U.S. Speaker of the House Nancy Pelosi, the third highest-ranking official after the president and vice president, visited Hiroshima last September to attend the G8 Speakers' Summit. As with Ambassador Roos, I was moved by the concern Ms. Pelosi conveyed as she toured Peace Memorial Museum with other speakers and listened to the testimony of an A-bomb survivor.

President Obama, a Democrat who works closely with Ms. Pelosi, surely heard her impressions of Hiroshima. Now Mr. Obama will receive further impressions from Ambassador Roos. Mr. Roos, who was an important fundraiser for Mr. Obama during his presidential campaign, is considered a close friend of the president.

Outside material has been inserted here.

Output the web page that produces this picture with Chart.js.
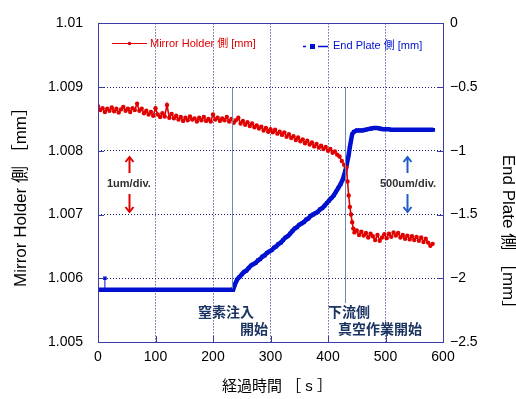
<!DOCTYPE html>
<html><head><meta charset="utf-8">
<script src="https://cdn.jsdelivr.net/npm/chart.js@4/dist/chart.umd.min.js"></script>
<style>html,body{margin:0;padding:0;background:#fff}</style>
</head><body>
<canvas id="c" width="516" height="399"></canvas>
<script>
// ---- data ----
const xTickValues = [0,100,200,300,400,500,600];
const leftTickValues = [1.005,1.006,1.007,1.008,1.009,1.01];
const rightTickValues = [-2.5,-2,-1.5,-1,-0.5,0];

const redTimes = [0,4,8,12,16,20,24,28,32,36,40,44,48,52,56,60,64,68,72,76,80,84,88,92,96,100,104,108,112,116,120,124,128,132,136,140,144,148,152,156,160,164,168,172,176,180,184,188,192,196,200,204,208,212,216,220,224,228,232,236,240,244,248,252,256,260,264,268,272,276,280,284,288,292,296,300,304,308,312,316,320,324,328,332,336,340,344,348,352,356,360,364,368,372,376,380,384,388,392,396,400,404,408,412,416,420,424,428,432,434,436,438,440,442,444,446,450,454,458,462,466,470,474,478,482,486,490,494,498,502,506,510,514,518,522,526,530,534,538,542,546,550,554,558,562,566,570,574,578,582];
const redValues = [1.00870,1.00864,1.00867,1.00861,1.00866,1.00863,1.00868,1.00862,1.00866,1.00860,1.00865,1.00869,1.00863,1.00866,1.00861,1.00867,1.00864,1.00874,1.00863,1.00866,1.00859,1.00863,1.00857,1.00861,1.00855,1.00867,1.00857,1.00853,1.00859,1.00854,1.00872,1.00852,1.00858,1.00851,1.00855,1.00849,1.00853,1.00847,1.00852,1.00848,1.00854,1.00849,1.00851,1.00846,1.00852,1.00848,1.00853,1.00847,1.00850,1.00846,1.00857,1.00849,1.00852,1.00847,1.00851,1.00848,1.00853,1.00846,1.00850,1.00844,1.00848,1.00852,1.00843,1.00847,1.00841,1.00845,1.00839,1.00843,1.00837,1.00840,1.00835,1.00838,1.00832,1.00836,1.00830,1.00834,1.00829,1.00833,1.00827,1.00830,1.00825,1.00829,1.00822,1.00826,1.00820,1.00823,1.00817,1.00821,1.00815,1.00818,1.00812,1.00816,1.00810,1.00813,1.00807,1.00811,1.00805,1.00808,1.00803,1.00806,1.00800,1.00803,1.00797,1.00799,1.00794,1.00791,1.00784,1.00778,1.00774,1.00752,1.00730,1.00712,1.00700,1.00688,1.00678,1.00672,1.00675,1.00668,1.00673,1.00667,1.00671,1.00664,1.00670,1.00666,1.00660,1.00668,1.00659,1.00664,1.00669,1.00663,1.00670,1.00665,1.00672,1.00667,1.00671,1.00664,1.00668,1.00662,1.00667,1.00661,1.00666,1.00660,1.00665,1.00659,1.00664,1.00657,1.00662,1.00656,1.00651,1.00654];

const blueTimes = [0,5,10,15,20,25,30,35,40,45,50,55,60,65,70,75,80,85,90,95,100,105,110,115,120,125,130,135,140,145,150,155,160,165,170,175,180,185,190,195,200,205,210,215,220,225,230,235,238,242,246,250,254,258,262,266,270,274,278,282,286,290,294,298,302,306,310,314,318,322,326,330,334,338,342,346,350,354,358,362,366,370,374,378,382,386,390,394,398,402,406,410,414,418,422,426,430,433,436,438,440,442,445,450,455,460,465,470,475,480,485,490,495,500,505,510,515,520,525,530,535,540,545,550,555,560,565,570,575,580,583];
const blueValues = [-2.09,-2.09,-2.09,-2.09,-2.09,-2.09,-2.09,-2.09,-2.09,-2.09,-2.09,-2.09,-2.09,-2.09,-2.09,-2.09,-2.09,-2.09,-2.09,-2.09,-2.09,-2.09,-2.09,-2.09,-2.09,-2.09,-2.09,-2.09,-2.09,-2.09,-2.09,-2.09,-2.09,-2.09,-2.09,-2.09,-2.09,-2.09,-2.09,-2.09,-2.09,-2.09,-2.09,-2.09,-2.09,-2.09,-2.09,-2.09,-2.05,-2.01,-1.99,-1.97,-1.95,-1.94,-1.92,-1.90,-1.89,-1.88,-1.86,-1.85,-1.83,-1.82,-1.80,-1.79,-1.78,-1.76,-1.75,-1.73,-1.72,-1.70,-1.68,-1.67,-1.65,-1.63,-1.61,-1.60,-1.58,-1.57,-1.56,-1.54,-1.53,-1.51,-1.50,-1.49,-1.48,-1.46,-1.45,-1.43,-1.41,-1.39,-1.37,-1.35,-1.32,-1.29,-1.26,-1.22,-1.16,-1.10,-1.03,-0.97,-0.92,-0.87,-0.85,-0.84,-0.84,-0.84,-0.835,-0.83,-0.825,-0.82,-0.82,-0.825,-0.83,-0.83,-0.83,-0.835,-0.835,-0.835,-0.835,-0.835,-0.835,-0.835,-0.835,-0.835,-0.835,-0.835,-0.835,-0.835,-0.835,-0.835,-0.835];

const blueStemTimes = [12,12];
const blueStemValues = [-2.09,-2.00];

const eventTimes = [233, 429];
const eventLineTop = [1.009, 1.009];
const eventLineBottom = [1.00584, 1.00561];

const legendLabels = ['Mirror Holder 側 [mm]', 'End Plate 側 [mm]'];
const xTitle = '経過時間 ［ s ］';
const leftTitle = 'Mirror Holder 側 ［mm］';
const rightTitle = 'End Plate 側 ［mm］';
const noteTexts = [['窒素注入','開始'],['下流側','真空作業開始']];
const scaleTexts = ['1um/div.','500um/div.'];

// ---- styles ----
const RED = '#e00000', BLUE = '#0010d0', FRAME = '#3c3ca8', GRID = '#1c1c78';
const NOTE = '#1c3461', EVLINE = '#6a8cb4';
const FONT = "'Liberation Sans', 'Noto Sans CJK JP', sans-serif";

const toXY = (xs, ys) => xs.map((x, i) => ({x, y: ys[i]}));

const overlay = {
  id: 'overlay',
  afterDatasetsDraw(chart) {
    const {ctx, chartArea: a, scales: {x, y, y2}} = chart;
    const r = v => Math.round(v) + 0.5;
    ctx.save();
    // event lines
    ctx.strokeStyle = EVLINE; ctx.lineWidth = 1;
    eventTimes.forEach((t, i) => {
      const px = r(x.getPixelForValue(t));
      ctx.beginPath();
      ctx.moveTo(px, y.getPixelForValue(eventLineTop[i]));
      ctx.lineTo(px, y.getPixelForValue(eventLineBottom[i]));
      ctx.stroke();
    });
    // frame
    ctx.strokeStyle = FRAME; ctx.lineWidth = 1;
    ctx.strokeRect(r(a.left), r(a.top), Math.round(a.right) - Math.round(a.left), Math.round(a.bottom) - Math.round(a.top));
    // inward ticks
    ctx.beginPath();
    xTickValues.forEach(v => { const px = r(x.getPixelForValue(v)); ctx.moveTo(px, a.bottom); ctx.lineTo(px, a.bottom - 6); });
    leftTickValues.forEach(v => { const py = r(y.getPixelForValue(v)); ctx.moveTo(a.left, py); ctx.lineTo(a.left + 6, py); });
    rightTickValues.forEach(v => { const py = r(y2.getPixelForValue(v)); ctx.moveTo(a.right, py); ctx.lineTo(a.right - 6, py); });
    ctx.stroke();

    // legend
    ctx.textBaseline = 'middle'; ctx.textAlign = 'left';
    ctx.font = '11px ' + FONT;
    ctx.strokeStyle = RED; ctx.fillStyle = RED; ctx.lineWidth = 1;
    ctx.beginPath(); ctx.moveTo(112, 43.5); ctx.lineTo(147, 43.5); ctx.stroke();
    ctx.beginPath(); ctx.arc(129.5, 43.5, 1.8, 0, Math.PI * 2); ctx.fill();
    ctx.fillText(legendLabels[0], 150, 44);
    ctx.strokeStyle = BLUE; ctx.fillStyle = BLUE; ctx.lineWidth = 1.5;
    ctx.beginPath(); ctx.moveTo(303, 46.5); ctx.lineTo(306, 46.5); ctx.moveTo(318, 46.5); ctx.lineTo(328, 46.5); ctx.stroke();
    ctx.fillRect(310, 44, 5, 5);
    ctx.fillText(legendLabels[1], 333, 46);

    // notes
    ctx.fillStyle = NOTE; ctx.font = 'bold 14px ' + FONT;
    ctx.fillText(noteTexts[0][0], 198, 313);
    ctx.fillText(noteTexts[0][1], 240, 330);
    ctx.fillText(noteTexts[1][0], 328, 313);
    ctx.fillText(noteTexts[1][1], 338, 330);

    // scale texts
    ctx.fillStyle = '#303030'; ctx.font = 'bold 11px ' + FONT;
    ctx.fillText(scaleTexts[0], 107, 184);
    ctx.fillText(scaleTexts[1], 380, 184);

    // arrows
    const arrow = (cx, y1, y2, col) => {
      ctx.strokeStyle = col; ctx.lineWidth = 2;
      ctx.beginPath(); ctx.moveTo(cx, y1); ctx.lineTo(cx, y2); ctx.stroke();
      const d = y2 < y1 ? 1 : -1;
      ctx.beginPath(); ctx.moveTo(cx - 4, y2 + d * 5); ctx.lineTo(cx, y2); ctx.lineTo(cx + 4, y2 + d * 5); ctx.stroke();
    };
    arrow(129.5, 173, 157, RED); arrow(129.5, 194, 212, RED);
    arrow(407.5, 173, 157, '#1f5cc8'); arrow(407.5, 194, 212, '#1f5cc8');

    // axis titles
    ctx.fillStyle = '#000'; ctx.textAlign = 'center';
    ctx.font = '15px ' + FONT;
    ctx.fillText(xTitle, 277, 387);
    ctx.font = '17px ' + FONT;
    ctx.save(); ctx.translate(21, 193); ctx.rotate(-Math.PI / 2); ctx.fillText(leftTitle, 0, 0); ctx.restore();
    ctx.save(); ctx.translate(508, 236); ctx.rotate(Math.PI / 2); ctx.fillText(rightTitle, 0, 0); ctx.restore();
    ctx.restore();
  }
};

new Chart(document.getElementById('c'), {
  type: 'line',
  data: {
    datasets: [
      { label: legendLabels[0], data: toXY(redTimes, redValues), yAxisID: 'y',
        borderColor: RED, backgroundColor: RED, borderWidth: 1.6, pointRadius: 2.2,
        pointBorderWidth: 0, pointStyle: 'circle', tension: 0 },
      { label: legendLabels[1], data: toXY(blueTimes, blueValues), yAxisID: 'y2',
        borderColor: BLUE, backgroundColor: BLUE, borderWidth: 4.5, pointRadius: 2.6,
        pointBorderWidth: 0, pointStyle: 'rect', tension: 0 },
      { label: 'stem', data: toXY(blueStemTimes, blueStemValues), yAxisID: 'y2',
        borderColor: BLUE, backgroundColor: BLUE, borderWidth: 1, pointRadius: [0, 2.5],
        pointBorderWidth: 0, pointStyle: 'rect' }
    ]
  },
  options: {
    responsive: false, animation: false, events: [],
    layout: { padding: { top: 20, left: 0, right: 0, bottom: 0 } },
    plugins: { legend: { display: false }, tooltip: { enabled: false } },
    scales: {
      x: { type: 'linear', min: 0, max: 600,
        afterBuildTicks: s => { s.ticks = xTickValues.map(v => ({value: v})); },
        ticks: { color: '#000', font: { family: FONT, size: 14 }, padding: 7, maxRotation: 0 },
        grid: { color: GRID, lineWidth: 1, drawTicks: false },
        border: { display: false, dash: [1, 2] },
        afterFit: s => { s.height = 57; } },
      y: { position: 'left', min: 1.005, max: 1.01,
        afterBuildTicks: s => { s.ticks = leftTickValues.map(v => ({value: v})); },
        ticks: { color: '#000', font: { family: FONT, size: 14 }, padding: 15,
          callback: v => String(Number(v.toFixed(3))) },
        grid: { color: GRID, lineWidth: 1, drawTicks: false },
        border: { display: false, dash: [1, 2] },
        afterFit: s => { s.width = 98; } },
      y2: { position: 'right', min: -2.5, max: 0,
        afterBuildTicks: s => { s.ticks = rightTickValues.map(v => ({value: v})); },
        ticks: { color: '#000', font: { family: FONT, size: 14 }, padding: 7,
          callback: v => v === 0 ? '0' : '\u2212' + String(Math.abs(v)) },
        grid: { display: false, drawTicks: false },
        border: { display: false },
        afterFit: s => { s.width = 73; } }
    }
  },
  plugins: [overlay]
});
</script>
</body></html>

Nine months after assuming office, President Obama was awarded the Nobel Peace Prize for, in part, pursuing "a world without nuclear weapons." In June, the president visited Dresden, Germany, the site of devastating air raids by U.S. and British forces toward the end of World War II, and created an atmosphere of rapprochement. In the same vein, Mr. Obama may have visits to Hiroshima and Nagasaki in mind. It would not be surprising if the timing of a visit to Japan by the president is already being considered by the State Department and the U.S. Embassy here in order to issue an appeal for nuclear abolition not only to the citizens of the United States and Japan, but to the people of the world.

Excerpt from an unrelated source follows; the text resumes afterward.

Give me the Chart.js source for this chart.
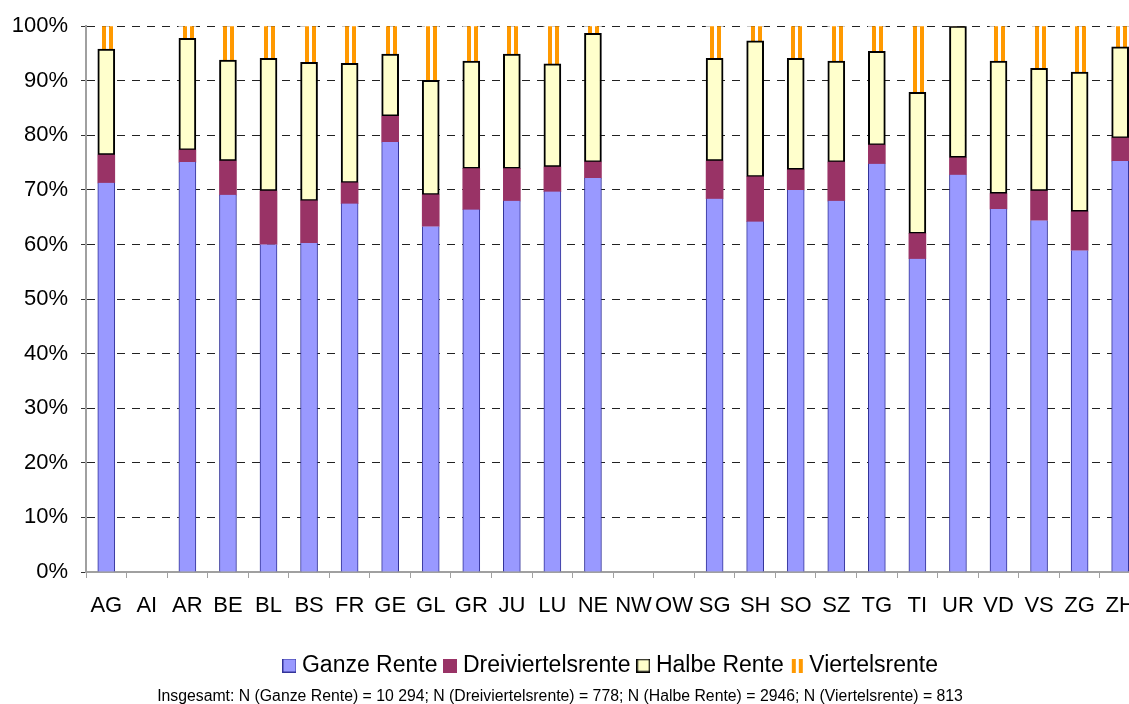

Prime Minister Hatoyama touched upon his own experiences of attending the Peace Memorial Ceremonies held in Hiroshima and Nagasaki in August when speaking at the UN Security Council Summit in late September. At the meeting, attended by the leaders of 15 nations, including the U.S. and Russia, the prime minister said, "I could not help feeling choked with emotion seeing people who still suffer from the after-effects of radiation over 60 years after the bombings. I would like to encourage you to visit Hiroshima and Nagasaki and absorb with your own eyes and ears the cruelty of nuclear weapons."

Such remarks were rightly spoken by the prime minister of the country that suffered the atomic bombings. However, calling upon world leaders to visit Hiroshima and Nagasaki is not enough. As I wrote in my column dated July 20, 2009, in terms of the nation's ties to the United States, the Japanese prime minister should pay a visit to the USS Arizona Memorial in Pearl Harbor, Hawaii and offer flowers to mourn the lives lost not only in Japan's surprise attack on Pearl Harbor, which brought on war between Japan and the United States, but throughout World War II.

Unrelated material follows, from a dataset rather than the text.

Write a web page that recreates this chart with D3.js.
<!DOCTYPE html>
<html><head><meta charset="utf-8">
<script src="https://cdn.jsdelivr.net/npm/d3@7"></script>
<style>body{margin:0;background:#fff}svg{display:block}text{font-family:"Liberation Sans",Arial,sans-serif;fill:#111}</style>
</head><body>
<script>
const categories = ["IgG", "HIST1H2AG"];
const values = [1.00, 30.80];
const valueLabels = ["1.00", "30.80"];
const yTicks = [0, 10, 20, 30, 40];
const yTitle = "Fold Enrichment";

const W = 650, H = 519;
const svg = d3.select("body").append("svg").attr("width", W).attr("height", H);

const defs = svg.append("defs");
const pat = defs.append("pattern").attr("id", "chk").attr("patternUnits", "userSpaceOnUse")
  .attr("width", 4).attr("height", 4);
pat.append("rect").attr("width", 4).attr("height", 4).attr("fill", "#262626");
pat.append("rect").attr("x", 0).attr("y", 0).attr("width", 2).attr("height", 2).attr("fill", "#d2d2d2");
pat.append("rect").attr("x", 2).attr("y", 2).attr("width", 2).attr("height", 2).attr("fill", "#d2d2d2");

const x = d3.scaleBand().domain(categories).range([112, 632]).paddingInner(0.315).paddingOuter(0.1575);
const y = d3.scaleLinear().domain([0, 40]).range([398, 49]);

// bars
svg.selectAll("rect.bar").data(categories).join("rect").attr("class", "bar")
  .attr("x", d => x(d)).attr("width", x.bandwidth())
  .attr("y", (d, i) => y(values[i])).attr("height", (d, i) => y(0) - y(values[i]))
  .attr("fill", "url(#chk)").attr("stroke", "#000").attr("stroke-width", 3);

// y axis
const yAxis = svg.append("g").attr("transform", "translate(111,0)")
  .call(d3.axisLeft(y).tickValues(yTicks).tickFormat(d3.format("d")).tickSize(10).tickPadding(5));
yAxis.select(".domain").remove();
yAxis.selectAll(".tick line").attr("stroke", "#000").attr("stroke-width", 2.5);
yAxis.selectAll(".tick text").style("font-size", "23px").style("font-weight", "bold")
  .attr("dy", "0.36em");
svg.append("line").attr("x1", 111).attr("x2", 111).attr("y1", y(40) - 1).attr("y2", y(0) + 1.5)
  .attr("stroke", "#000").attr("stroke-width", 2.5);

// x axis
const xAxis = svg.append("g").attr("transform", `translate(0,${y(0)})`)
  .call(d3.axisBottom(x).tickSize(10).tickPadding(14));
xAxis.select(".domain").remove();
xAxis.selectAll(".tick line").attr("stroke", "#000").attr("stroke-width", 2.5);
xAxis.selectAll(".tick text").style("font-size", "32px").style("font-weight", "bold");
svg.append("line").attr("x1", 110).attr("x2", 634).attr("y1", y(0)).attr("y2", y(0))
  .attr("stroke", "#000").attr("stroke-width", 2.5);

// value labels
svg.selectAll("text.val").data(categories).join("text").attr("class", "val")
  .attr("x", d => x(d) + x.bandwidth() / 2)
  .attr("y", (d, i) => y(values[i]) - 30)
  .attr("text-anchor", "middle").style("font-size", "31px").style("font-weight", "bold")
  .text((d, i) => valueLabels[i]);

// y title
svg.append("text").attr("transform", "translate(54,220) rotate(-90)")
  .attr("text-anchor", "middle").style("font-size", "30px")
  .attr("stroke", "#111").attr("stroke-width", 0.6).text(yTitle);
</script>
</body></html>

Hiroshima's appeal to the world is not merely for the abolition of nuclear weapons. Hiroshima seeks to be a city that rejects war itself, nurturing reconciliation over antagonisms of the past and hope for the future of humankind. This can be our only response to the victims who perished in the first atomic bombing in human history.

As Fumio Matsuo, former Washington bureau chief of Kyodo News, points out, such reciprocal visits by the leaders of Japan and the United States to Pearl Harbor and an A-bombed city, respectively, would not only promote reconciliation between the two countries, it could develop into an opportunity for Japan to reconcile with its neighbors, including China and South Korea, which Japan invaded and colonized during World War II. Without building mutual trust between Japan and other Asian nations, realizing the "East Asian Community" that Prime Minister Hatoyama has proposed will be a futile task.

Hiroshima, the A-bombed city, was also the point of departure for many Japanese soldiers sent to battlefields in Asia during the war. In this sense, Hiroshima would seem an appropriate site for reciprocal visits between the leader of Japan and the leaders of the United States and Asian countries.